Es verdad que la leyenda se constituye sin respetar demasiado a la verdad, pero lo que no se debe perder de vista es el carácter singular de estos personajes, personalidades que se diferencian de los delincuentes comunes y a los que, en todo caso, la credulidad popular les atribuye virtudes mágicas y por diferentes motivos les disculpa sus actividades ilícitas.

En el caso de Velázquez, intelectuales populistas y de izquierda se encargaron de divulgar y otorgarle entidad mítica, un objetivo que a menudo se cumplió con su cuota de fantasías y distorsiones, y sacrificando aspectos importantes de la verdad histórica. Velázquez, sin duda que no fue un delincuente común, porque los delincuentes comunes no suelen despertar este tipo de veneraciones.

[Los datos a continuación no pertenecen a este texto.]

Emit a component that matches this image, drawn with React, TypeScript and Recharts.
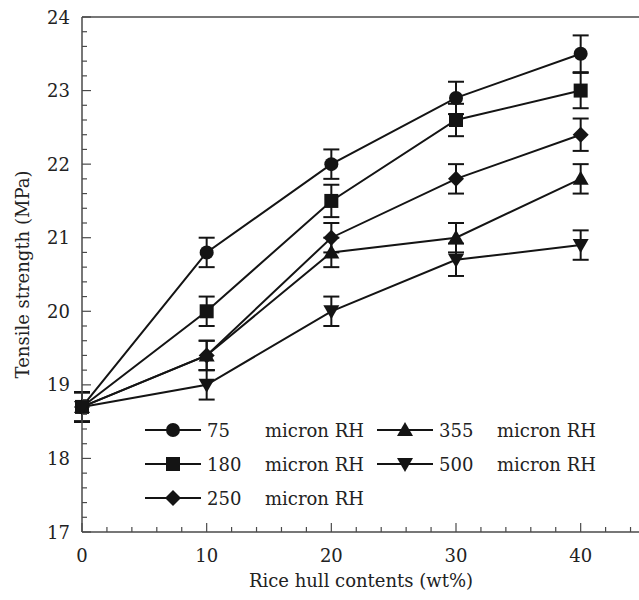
import { CartesianGrid, ErrorBar, Line, LineChart, ReferenceLine, XAxis, YAxis } from 'recharts';

const contents = [0, 10, 20, 30, 40];

const rh75 = [18.7, 20.8, 22.0, 22.9, 23.5];
const rh180 = [18.7, 20.0, 21.5, 22.6, 23.0];
const rh250 = [18.7, 19.4, 21.0, 21.8, 22.4];
const rh355 = [18.7, 19.4, 20.8, 21.0, 21.8];
const rh500 = [18.7, 19.0, 20.0, 20.7, 20.9];

const err75 = [0.2, 0.2, 0.2, 0.22, 0.25];
const err180 = [0.2, 0.2, 0.22, 0.22, 0.24];
const err250 = [0.2, 0.2, 0.2, 0.2, 0.22];
const err355 = [0.2, 0.2, 0.2, 0.2, 0.2];
const err500 = [0.2, 0.2, 0.2, 0.22, 0.2];

const xMajorTicks = [0, 10, 20, 30, 40];
const xMinorStep = 2;
const yMajorTicks = [17, 18, 19, 20, 21, 22, 23, 24];
const yMinorStep = 0.2;

type Shape = 'circle' | 'square' | 'diamond' | 'up' | 'down';

const series: { key: string; size: string; shape: Shape; values: number[]; errors: number[] }[] = [
  { key: 's75', size: '75', shape: 'circle', values: rh75, errors: err75 },
  { key: 's180', size: '180', shape: 'square', values: rh180, errors: err180 },
  { key: 's250', size: '250', shape: 'diamond', values: rh250, errors: err250 },
  { key: 's355', size: '355', shape: 'up', values: rh355, errors: err355 },
  { key: 's500', size: '500', shape: 'down', values: rh500, errors: err500 },
];

const data = contents.map((x, i) => {
  const row: Record<string, number> = { x };
  series.forEach((s) => {
    row[s.key] = s.values[i];
    row[`${s.key}Err`] = s.errors[i];
  });
  return row;
});

const xTicks: number[] = [];
for (let v = 0; v <= 44; v += xMinorStep) xTicks.push(v);
const yTicks: number[] = [];
for (let i = 0; i <= 35; i++) yTicks.push(Math.round((17 + i * yMinorStep) * 10) / 10);

const INK = '#141414';
const AXIS = '#4a4a4a';
const FONT = '"DejaVu Serif", serif';

const Marker = ({ shape, cx, cy }: { shape: Shape; cx: number; cy: number }) => {
  if (shape === 'circle') return <circle cx={cx} cy={cy} r={7} fill={INK} />;
  if (shape === 'square') return <rect x={cx - 7} y={cy - 7} width={14} height={14} fill={INK} />;
  if (shape === 'diamond')
    return <polygon points={`${cx},${cy - 8} ${cx + 8},${cy} ${cx},${cy + 8} ${cx - 8},${cy}`} fill={INK} />;
  if (shape === 'up')
    return <polygon points={`${cx},${cy - 8} ${cx + 8},${cy + 6} ${cx - 8},${cy + 6}`} fill={INK} />;
  return <polygon points={`${cx},${cy + 8} ${cx + 8},${cy - 6} ${cx - 8},${cy - 6}`} fill={INK} />;
};

const isMajor = (v: number, step: number) => Math.abs(v / step - Math.round(v / step)) < 1e-6;

const YTick = (props: any) => {
  const { x, y, payload } = props;
  const major = isMajor(payload.value, 1);
  return (
    <g>
      <line x1={x} y1={y} x2={x + (major ? 9 : 5)} y2={y} stroke={AXIS} strokeWidth={1.2} />
      {major && yMajorTicks.includes(payload.value) && (
        <text x={x - 12} y={y} textAnchor="end" dominantBaseline="central" fontSize={18} fill="#222" fontFamily={FONT}>
          {payload.value}
        </text>
      )}
    </g>
  );
};

const XTick = (props: any) => {
  const { x, y, payload } = props;
  const major = xMajorTicks.includes(payload.value);
  return (
    <g>
      <line x1={x} y1={y} x2={x} y2={y - (major ? 9 : 5)} stroke={AXIS} strokeWidth={1.2} />
      {major && (
        <text x={x} y={y + 23} textAnchor="middle" dominantBaseline="central" fontSize={18} fill="#222" fontFamily={FONT}>
          {payload.value}
        </text>
      )}
    </g>
  );
};

const LegendItem = ({ shape, size }: { shape: Shape; size: string }) => (
  <div style={{ display: 'flex', alignItems: 'center', height: 34 }}>
    <svg width={56} height={20} style={{ display: 'block' }}>
      <line x1={0} y1={10} x2={56} y2={10} stroke={INK} strokeWidth={2} />
      <Marker shape={shape} cx={28} cy={10} />
    </svg>
    <span style={{ marginLeft: 6, width: 58 }}>{size}</span>
    <span>micron RH</span>
  </div>
);

export default function App() {
  const col1 = series.slice(0, 3);
  const col2 = series.slice(3);
  return (
    <div style={{ position: 'relative', width: 639, height: 600, overflow: 'hidden', background: '#fff' }}>
      <style>{'body{margin:0}'}</style>
      <LineChart width={650} height={600} data={data} margin={{ top: 17, right: 7, bottom: 0, left: 0 }}>
        <XAxis
          dataKey="x"
          type="number"
          domain={[0, 45]}
          ticks={xTicks}
          interval={0}
          height={68}
          tickSize={0}
          tickMargin={0}
          tickLine={false}
          tick={<XTick />}
          axisLine={{ stroke: AXIS, strokeWidth: 1.5 }}
          label={(p: any) => (
            <text
              x={p.viewBox.x + 279}
              y={p.viewBox.y + 48}
              textAnchor="middle"
              dominantBaseline="central"
              fontSize={18}
              fill="#222"
              fontFamily={FONT}
            >
              Rice hull contents (wt%)
            </text>
          )}
        />
        <YAxis
          type="number"
          domain={[17, 24]}
          ticks={yTicks}
          interval={0}
          width={82}
          tickSize={0}
          tickMargin={0}
          tickLine={false}
          tick={<YTick />}
          axisLine={{ stroke: AXIS, strokeWidth: 1.5 }}
          label={(p: any) => {
            const cx = p.viewBox.x + 22;
            const cy = p.viewBox.y + p.viewBox.height / 2;
            return (
              <text
                x={cx}
                y={cy}
                transform={`rotate(-90 ${cx} ${cy})`}
                textAnchor="middle"
                dominantBaseline="central"
                fontSize={18}
                fill="#222"
                fontFamily={FONT}
              >
                Tensile strength (MPa)
              </text>
            );
          }}
        />
        <ReferenceLine y={24} stroke={AXIS} strokeWidth={1.5} />
        {series.map((s) => (
          <Line
            key={s.key}
            dataKey={s.key}
            stroke={INK}
            strokeWidth={2}
            isAnimationActive={false}
            dot={(p: any) => <Marker key={`${s.key}-${p.index}`} shape={s.shape} cx={p.cx} cy={p.cy} />}
            activeDot={false}
          >
            <ErrorBar dataKey={`${s.key}Err`} width={8} strokeWidth={2} stroke={INK} direction="y" />
          </Line>
        ))}
      </LineChart>
      <div
        style={{
          position: 'absolute',
          left: 145,
          top: 413,
          display: 'flex',
          fontFamily: FONT,
          fontSize: 18,
          color: '#222',
        }}
      >
        <div style={{ width: 232 }}>
          {col1.map((s) => (
            <LegendItem key={s.key} shape={s.shape} size={s.size} />
          ))}
        </div>
        <div>
          {col2.map((s) => (
            <LegendItem key={s.key} shape={s.shape} size={s.size} />
          ))}
        </div>
      </div>
    </div>
  );
}
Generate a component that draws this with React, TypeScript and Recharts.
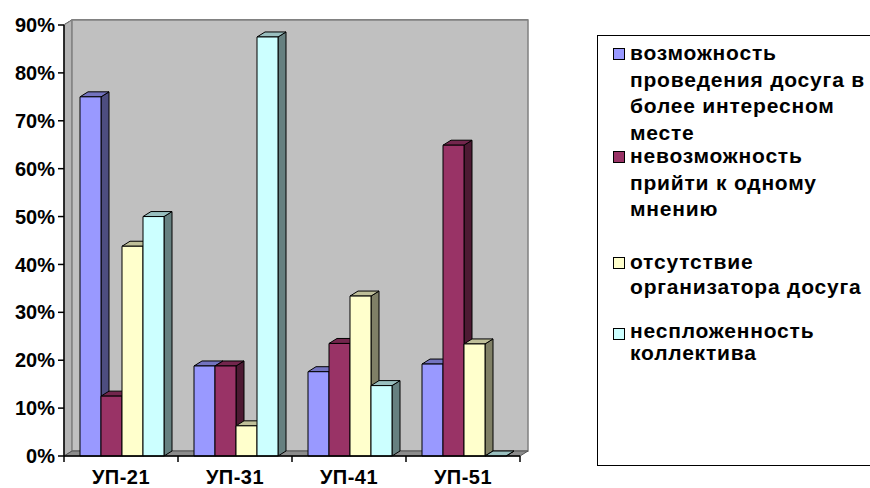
import { BarChart, Bar, XAxis, YAxis, CartesianGrid, ReferenceArea, Legend } from "recharts";

const categories = ["УП-21", "УП-31", "УП-41", "УП-51"];
const betterPlace = [75, 18.8, 17.6, 19.2];
const noAgreement = [12.5, 18.8, 23.5, 64.9];
const noOrganizer = [43.8, 6.3, 33.4, 23.4];
const noCohesion = [50, 87.5, 14.7, 0];
const yTicks = [0, 10, 20, 30, 40, 50, 60, 70, 80, 90];

const seriesNames = [
  "возможность\nпроведения досуга в\nболее интересном\nместе",
  "невозможность\nприйти к одному\nмнению",
  "отсутствие\nорганизатора досуга",
  "неспложенность\nколлектива",
];

const data = categories.map((name, i) => ({
  name,
  s0: betterPlace[i],
  s1: noAgreement[i],
  s2: noOrganizer[i],
  s3: noCohesion[i],
}));

// front / side / top shades
const palette = [
  { front: "#9999FF", side: "#4D4D80", top: "#7373BF" },
  { front: "#993366", side: "#4D1A33", top: "#73264D" },
  { front: "#FFFFCC", side: "#808066", top: "#BFBF99" },
  { front: "#CCFFFF", side: "#668080", top: "#99BFBF" },
];

const FONT = "'Liberation Sans', Arial, sans-serif";
const WALL_DX = 8;
const WALL_DY = 5;
const BAR_DX = 8;
const BAR_DY = 5;
const legendTops = [4, 107, 213, 284];
const legendLineHeights = [26.5, 26.5, 25, 22];

function Bar3D(props: any) {
  const { x, y, width, height, colors } = props;
  if (x == null || y == null) return null;
  const w = width;
  const h = Math.max(0, height);
  const stroke = { stroke: "#000", strokeWidth: 1, strokeLinejoin: "round" as const };
  return (
    <g>
      <polygon
        points={`${x + w},${y} ${x + w + BAR_DX},${y - BAR_DY} ${x + w + BAR_DX},${y + h - BAR_DY} ${x + w},${y + h}`}
        fill={colors.side}
        {...stroke}
      />
      <polygon
        points={`${x},${y} ${x + BAR_DX},${y - BAR_DY} ${x + w + BAR_DX},${y - BAR_DY} ${x + w},${y}`}
        fill={colors.top}
        {...stroke}
      />
      {h > 0 && <rect x={x} y={y} width={w} height={h} fill={colors.front} {...stroke} />}
    </g>
  );
}

function Walls(props: any) {
  const { x, y, width, height } = props;
  const b = y + height;
  return (
    <g>
      <polygon
        points={`${x},${y} ${x + WALL_DX},${y - WALL_DY} ${x + WALL_DX},${b - WALL_DY} ${x},${b}`}
        fill="#B4B4B4"
        stroke="#808080"
        strokeWidth={1}
      />
      <rect
        x={x + WALL_DX}
        y={y - WALL_DY}
        width={width}
        height={height}
        fill="#C0C0C0"
        stroke="#808080"
        strokeWidth={1.5}
      />
      <polygon
        points={`${x},${b} ${x + WALL_DX},${b - WALL_DY} ${x + width + WALL_DX},${b - WALL_DY} ${x + width},${b}`}
        fill="#8C8C8C"
        stroke="#555"
        strokeWidth={1}
      />
    </g>
  );
}

function GridLine(props: any) {
  const { x1, y1, x2, index } = props;
  if (y1 == null) return null;
  return (
    <polyline
      key={`g-${index}`}
      points={`${x1},${y1} ${x1 + WALL_DX},${y1 - WALL_DY} ${x2 + WALL_DX},${y1 - WALL_DY}`}
      fill="none"
      stroke="#111"
      strokeWidth={1.2}
    />
  );
}

function CategoryTick(props: any) {
  const { x, y, payload, index, visibleTicksCount, width } = props;
  const half = payload.offset ?? width / visibleTicksCount / 2;
  const axisY = y - 6;
  return (
    <g>
      <line x1={x - half} y1={axisY} x2={x - half} y2={axisY + 6} stroke="#000" strokeWidth={1.5} />
      {index === visibleTicksCount - 1 && (
        <line x1={x + half} y1={axisY} x2={x + half} y2={axisY + 6} stroke="#000" strokeWidth={1.5} />
      )}
      <text x={x} y={y + 22} textAnchor="middle" fontFamily={FONT} fontWeight="bold" fontSize={20} letterSpacing={0.5} fill="#000">
        {payload.value}
      </text>
    </g>
  );
}

function LegendBox({ payload }: any) {
  return (
    <div
      style={{
        position: "relative",
        width: 320,
        height: 431,
        border: "1.5px solid #000",
        boxSizing: "border-box",
        background: "#fff",
        fontFamily: FONT,
        fontWeight: "bold",
        fontSize: 21,
        letterSpacing: 0.8,
        color: "#000",
      }}
    >
      {(payload || []).map((item: any, i: number) => (
        <div key={i} style={{ position: "absolute", left: 15, top: legendTops[i], display: "flex" }}>
          <div
            style={{
              width: 10,
              height: 10,
              marginTop: 8,
              border: "1.5px solid #000",
              background: item.color,
              flex: "none",
            }}
          />
          <div style={{ marginLeft: 5, whiteSpace: "pre", lineHeight: `${legendLineHeights[i]}px` }}>{item.value}</div>
        </div>
      ))}
    </div>
  );
}

export default function App() {
  return (
    <div style={{ position: "absolute", left: 0, top: 0, width: 870, height: 488, overflow: "hidden", background: "#fff" }}>
      <BarChart
        width={870}
        height={488}
        data={data}
        margin={{ top: 25, right: 350, bottom: 0, left: 0 }}
        barCategoryGap={16}
        barGap={0}
      >
        <ReferenceArea y1={0} y2={90} shape={(p: any) => <Walls {...p} />} ifOverflow="visible" />
        <CartesianGrid vertical={false} horizontal={(p: any) => <GridLine {...p} />} />
        <XAxis
          dataKey="name"
          height={32}
          tickSize={6}
          tickMargin={0}
          tickLine={false}
          axisLine={{ stroke: "#000", strokeWidth: 1.5 }}
          tick={(p: any) => <CategoryTick {...p} />}
          interval={0}
        />
        <YAxis
          width={64}
          domain={[0, 90]}
          ticks={yTicks}
          tickFormatter={(v) => `${v}%`}
          tickSize={6}
          tickMargin={3}
          axisLine={{ stroke: "#000", strokeWidth: 1.5 }}
          tickLine={{ stroke: "#000", strokeWidth: 1.5 }}
          tick={{ fontFamily: FONT, fontWeight: "bold", fontSize: 20, fill: "#000" }}
          interval={0}
        />
        <Legend
          layout="vertical"
          align="center"
          verticalAlign="middle"
          itemSorter="dataKey"
          wrapperStyle={{ left: 597, top: 35, width: 320, height: 431 }}
          content={(p: any) => <LegendBox {...p} />}
        />
        {palette.map((c, i) => (
          <Bar
            key={i}
            dataKey={`s${i}`}
            name={seriesNames[i]}
            fill={c.front}
            isAnimationActive={false}
            shape={(p: any) => <Bar3D {...p} colors={c} />}
          />
        ))}
      </BarChart>
    </div>
  );
}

El historiador, de todas maneras, no tiene derecho a asumir sin beneficio de inventario los aspectos más dudosos de la leyenda o a transformar una investigación histórica en una excusa para satisfacer expectativas ideológicas. En el caso que nos ocupa, no hay antecedentes de que haya repartido dinero entre los pobres, sino que se limitaba a pagar generosamente los servicios de protección que le prestaban, en algunos casos voluntariamente y, en otros, porque no tenían otra alternativa. Si bien los cinco homicidios que le atribuyen sus epígonos se dice que fueron en defensa propia o en enfrentamientos leales con las fuerzas del orden, habría que preguntarse si las muertes ocurridas en un tiroteo en el que también cayó su hermano Claudio, fue un acto de justicia o una balacera entre personajes dominados por el alcohol pendenciero. Preguntas parecidas habría que hacerse por la muerte de un intendente y un propietario rural secuestrado, aunque es necesario insistir en el hecho de que estas interpelaciones racionales no logran perforar la consistente corteza del héroe construido por el imaginario popular.

Tal vez el tono más exagerado de la leyenda, el punto donde la alienación se confunde con la manipulación ideológica, lo expresen aquellos intelectuales que intentaron presentar a Isidro Velázquez y Vicente Gauna como bandoleros que estuvieron a punto de integrarse a las Fuerzas Armadas Peronistas (FAP) gracias a los presuntos contactos que habría tendido el señor Caride.

Se supone que no es necesario sumar a las leyendas populares leyendas con objetivos de propaganda política, que ya no nacen de la espontaneidad o de la credulidad de las almas sencillas sino con el objetivo racional de constituir mitos manipulables. Isidro Velázquez sin duda fue un paisano valiente, que con los recursos que le brindaron su biografía y su ambiente intentó sobrevivir en un medio hostil a los hombres de su clase. Seguramente, en aquellos años muchas personas intentaron rebelarse contra la ley, pero lo que merece examinarse es por qué alrededor de él se constituyó esta leyenda y qué necesidades ocultas o manifiestas estuvieron presentes en las clases populares para mantener hacia este hombre una empecinada lealtad.